Go through the material and write it all out exactly, minus the pictures.

DATASET SECTION:

╔══

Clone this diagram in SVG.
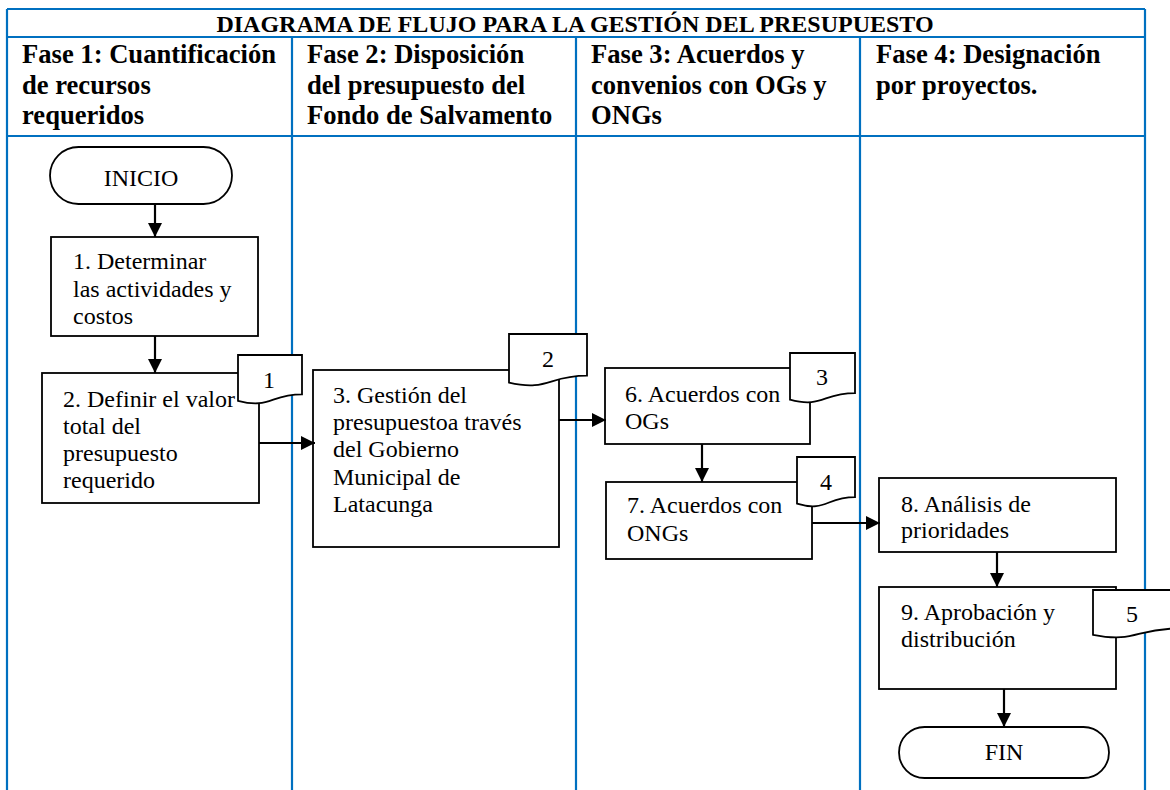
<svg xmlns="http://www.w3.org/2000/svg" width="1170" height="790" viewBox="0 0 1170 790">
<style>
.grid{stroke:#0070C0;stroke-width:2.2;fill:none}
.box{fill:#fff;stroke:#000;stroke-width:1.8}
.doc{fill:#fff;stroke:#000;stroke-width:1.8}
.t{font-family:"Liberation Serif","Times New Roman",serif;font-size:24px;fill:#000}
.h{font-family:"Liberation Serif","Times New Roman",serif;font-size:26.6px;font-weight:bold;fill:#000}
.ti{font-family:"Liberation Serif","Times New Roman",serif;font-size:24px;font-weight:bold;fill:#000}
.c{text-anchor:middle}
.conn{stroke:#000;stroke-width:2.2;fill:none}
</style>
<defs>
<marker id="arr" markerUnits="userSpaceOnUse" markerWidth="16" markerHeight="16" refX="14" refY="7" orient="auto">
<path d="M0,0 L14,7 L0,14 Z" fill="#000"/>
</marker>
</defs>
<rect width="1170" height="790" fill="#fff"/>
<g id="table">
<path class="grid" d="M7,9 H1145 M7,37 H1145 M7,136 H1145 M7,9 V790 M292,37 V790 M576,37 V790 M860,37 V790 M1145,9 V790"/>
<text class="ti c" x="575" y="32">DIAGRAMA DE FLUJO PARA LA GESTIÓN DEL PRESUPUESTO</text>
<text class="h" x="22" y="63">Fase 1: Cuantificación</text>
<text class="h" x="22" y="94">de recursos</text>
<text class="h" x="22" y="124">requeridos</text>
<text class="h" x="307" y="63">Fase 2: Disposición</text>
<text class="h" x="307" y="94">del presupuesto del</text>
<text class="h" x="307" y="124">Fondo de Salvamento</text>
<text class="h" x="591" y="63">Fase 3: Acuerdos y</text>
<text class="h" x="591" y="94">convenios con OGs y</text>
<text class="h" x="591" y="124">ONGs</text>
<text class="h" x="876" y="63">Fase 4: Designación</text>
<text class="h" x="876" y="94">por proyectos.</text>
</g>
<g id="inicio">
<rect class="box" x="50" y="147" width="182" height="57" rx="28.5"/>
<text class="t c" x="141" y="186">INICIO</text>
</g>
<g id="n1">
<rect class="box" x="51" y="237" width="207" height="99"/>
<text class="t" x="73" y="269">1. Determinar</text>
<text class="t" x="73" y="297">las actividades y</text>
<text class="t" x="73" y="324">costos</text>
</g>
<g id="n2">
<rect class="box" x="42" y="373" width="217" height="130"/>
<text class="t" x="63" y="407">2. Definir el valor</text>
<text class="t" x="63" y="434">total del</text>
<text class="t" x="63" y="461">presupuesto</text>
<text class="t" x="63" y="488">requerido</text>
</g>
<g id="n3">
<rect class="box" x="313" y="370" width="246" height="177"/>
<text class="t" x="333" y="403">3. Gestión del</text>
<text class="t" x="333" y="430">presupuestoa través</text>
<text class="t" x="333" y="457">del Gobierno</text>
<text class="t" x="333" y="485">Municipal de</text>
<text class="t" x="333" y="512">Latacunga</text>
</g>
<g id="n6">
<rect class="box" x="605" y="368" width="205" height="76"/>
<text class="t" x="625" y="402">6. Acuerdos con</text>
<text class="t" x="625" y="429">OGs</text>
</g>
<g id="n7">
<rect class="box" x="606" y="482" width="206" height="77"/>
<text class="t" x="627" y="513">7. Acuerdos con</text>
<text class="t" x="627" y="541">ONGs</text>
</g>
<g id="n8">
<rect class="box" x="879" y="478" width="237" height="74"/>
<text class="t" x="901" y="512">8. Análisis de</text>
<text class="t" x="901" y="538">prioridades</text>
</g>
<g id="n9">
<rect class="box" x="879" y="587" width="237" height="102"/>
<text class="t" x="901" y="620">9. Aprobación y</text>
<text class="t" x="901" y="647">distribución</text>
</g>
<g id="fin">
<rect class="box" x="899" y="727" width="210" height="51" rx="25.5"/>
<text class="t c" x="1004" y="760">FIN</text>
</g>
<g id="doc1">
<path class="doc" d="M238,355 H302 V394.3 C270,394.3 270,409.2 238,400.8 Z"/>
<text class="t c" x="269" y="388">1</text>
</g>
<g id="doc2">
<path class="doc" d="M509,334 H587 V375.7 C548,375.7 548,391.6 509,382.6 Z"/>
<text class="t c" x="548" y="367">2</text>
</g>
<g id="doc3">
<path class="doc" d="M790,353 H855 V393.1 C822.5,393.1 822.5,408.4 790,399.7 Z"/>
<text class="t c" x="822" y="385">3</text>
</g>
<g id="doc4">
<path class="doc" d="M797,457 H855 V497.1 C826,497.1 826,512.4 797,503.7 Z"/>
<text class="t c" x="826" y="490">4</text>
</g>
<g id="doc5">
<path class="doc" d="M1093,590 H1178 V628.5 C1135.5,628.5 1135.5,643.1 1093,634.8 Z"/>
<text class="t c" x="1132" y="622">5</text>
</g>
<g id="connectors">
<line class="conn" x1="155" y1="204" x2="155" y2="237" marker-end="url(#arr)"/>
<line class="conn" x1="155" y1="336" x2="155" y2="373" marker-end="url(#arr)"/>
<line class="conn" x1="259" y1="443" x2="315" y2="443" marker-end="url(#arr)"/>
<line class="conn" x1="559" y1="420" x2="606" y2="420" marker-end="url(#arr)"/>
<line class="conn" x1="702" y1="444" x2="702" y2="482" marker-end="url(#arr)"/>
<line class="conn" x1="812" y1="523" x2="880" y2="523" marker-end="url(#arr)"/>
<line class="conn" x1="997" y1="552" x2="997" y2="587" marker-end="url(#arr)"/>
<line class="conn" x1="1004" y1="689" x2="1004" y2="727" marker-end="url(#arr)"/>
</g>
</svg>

╚══

WORKED ANSWER:
Clone this diagram in SVG.
<svg xmlns="http://www.w3.org/2000/svg" width="1170" height="790" viewBox="0 0 1170 790">
<style>
.grid{stroke:#0070C0;stroke-width:2.2;fill:none}
.box{fill:#fff;stroke:#000;stroke-width:1.8}
.doc{fill:#fff;stroke:#000;stroke-width:1.8}
.t{font-family:"Liberation Serif","Times New Roman",serif;font-size:24px;fill:#000}
.h{font-family:"Liberation Serif","Times New Roman",serif;font-size:26.6px;font-weight:bold;fill:#000}
.ti{font-family:"Liberation Serif","Times New Roman",serif;font-size:24px;font-weight:bold;fill:#000}
.c{text-anchor:middle}
.conn{stroke:#000;stroke-width:2.2;fill:none}
</style>
<defs>
<marker id="arr" markerUnits="userSpaceOnUse" markerWidth="16" markerHeight="16" refX="14" refY="7" orient="auto">
<path d="M0,0 L14,7 L0,14 Z" fill="#000"/>
</marker>
</defs>
<rect width="1170" height="790" fill="#fff"/>
<g id="table">
<path class="grid" d="M7,9 H1145 M7,37 H1145 M7,136 H1145 M7,9 V790 M292,37 V790 M576,37 V790 M860,37 V790 M1145,9 V790"/>
<text class="ti c" x="575" y="32">DIAGRAMA DE FLUJO PARA LA GESTIÓN DEL PRESUPUESTO</text>
<text class="h" x="22" y="63">Fase 1: Cuantificación</text>
<text class="h" x="22" y="94">de recursos</text>
<text class="h" x="22" y="124">requeridos</text>
<text class="h" x="307" y="63">Fase 2: Disposición</text>
<text class="h" x="307" y="94">del presupuesto del</text>
<text class="h" x="307" y="124">Fondo de Salvamento</text>
<text class="h" x="591" y="63">Fase 3: Acuerdos y</text>
<text class="h" x="591" y="94">convenios con OGs y</text>
<text class="h" x="591" y="124">ONGs</text>
<text class="h" x="876" y="63">Fase 4: Designación</text>
<text class="h" x="876" y="94">por proyectos.</text>
</g>
<g id="inicio">
<rect class="box" x="50" y="147" width="182" height="57" rx="28.5"/>
<text class="t c" x="141" y="186">INICIO</text>
</g>
<g id="n1">
<rect class="box" x="51" y="237" width="207" height="99"/>
<text class="t" x="73" y="269">1. Determinar</text>
<text class="t" x="73" y="297">las actividades y</text>
<text class="t" x="73" y="324">costos</text>
</g>
<g id="n2">
<rect class="box" x="42" y="373" width="217" height="130"/>
<text class="t" x="63" y="407">2. Definir el valor</text>
<text class="t" x="63" y="434">total del</text>
<text class="t" x="63" y="461">presupuesto</text>
<text class="t" x="63" y="488">requerido</text>
</g>
<g id="n3">
<rect class="box" x="313" y="370" width="246" height="177"/>
<text class="t" x="333" y="403">3. Gestión del</text>
<text class="t" x="333" y="430">presupuestoa través</text>
<text class="t" x="333" y="457">del Gobierno</text>
<text class="t" x="333" y="485">Municipal de</text>
<text class="t" x="333" y="512">Latacunga</text>
</g>
<g id="n6">
<rect class="box" x="605" y="368" width="205" height="76"/>
<text class="t" x="625" y="402">6. Acuerdos con</text>
<text class="t" x="625" y="429">OGs</text>
</g>
<g id="n7">
<rect class="box" x="606" y="482" width="206" height="77"/>
<text class="t" x="627" y="513">7. Acuerdos con</text>
<text class="t" x="627" y="541">ONGs</text>
</g>
<g id="n8">
<rect class="box" x="879" y="478" width="237" height="74"/>
<text class="t" x="901" y="512">8. Análisis de</text>
<text class="t" x="901" y="538">prioridades</text>
</g>
<g id="n9">
<rect class="box" x="879" y="587" width="237" height="102"/>
<text class="t" x="901" y="620">9. Aprobación y</text>
<text class="t" x="901" y="647">distribución</text>
</g>
<g id="fin">
<rect class="box" x="899" y="727" width="210" height="51" rx="25.5"/>
<text class="t c" x="1004" y="760">FIN</text>
</g>
<g id="doc1">
<path class="doc" d="M238,355 H302 V394.3 C270,394.3 270,409.2 238,400.8 Z"/>
<text class="t c" x="269" y="388">1</text>
</g>
<g id="doc2">
<path class="doc" d="M509,334 H587 V375.7 C548,375.7 548,391.6 509,382.6 Z"/>
<text class="t c" x="548" y="367">2</text>
</g>
<g id="doc3">
<path class="doc" d="M790,353 H855 V393.1 C822.5,393.1 822.5,408.4 790,399.7 Z"/>
<text class="t c" x="822" y="385">3</text>
</g>
<g id="doc4">
<path class="doc" d="M797,457 H855 V497.1 C826,497.1 826,512.4 797,503.7 Z"/>
<text class="t c" x="826" y="490">4</text>
</g>
<g id="doc5">
<path class="doc" d="M1093,590 H1178 V628.5 C1135.5,628.5 1135.5,643.1 1093,634.8 Z"/>
<text class="t c" x="1132" y="622">5</text>
</g>
<g id="connectors">
<line class="conn" x1="155" y1="204" x2="155" y2="237" marker-end="url(#arr)"/>
<line class="conn" x1="155" y1="336" x2="155" y2="373" marker-end="url(#arr)"/>
<line class="conn" x1="259" y1="443" x2="315" y2="443" marker-end="url(#arr)"/>
<line class="conn" x1="559" y1="420" x2="606" y2="420" marker-end="url(#arr)"/>
<line class="conn" x1="702" y1="444" x2="702" y2="482" marker-end="url(#arr)"/>
<line class="conn" x1="812" y1="523" x2="880" y2="523" marker-end="url(#arr)"/>
<line class="conn" x1="997" y1="552" x2="997" y2="587" marker-end="url(#arr)"/>
<line class="conn" x1="1004" y1="689" x2="1004" y2="727" marker-end="url(#arr)"/>
</g>
</svg>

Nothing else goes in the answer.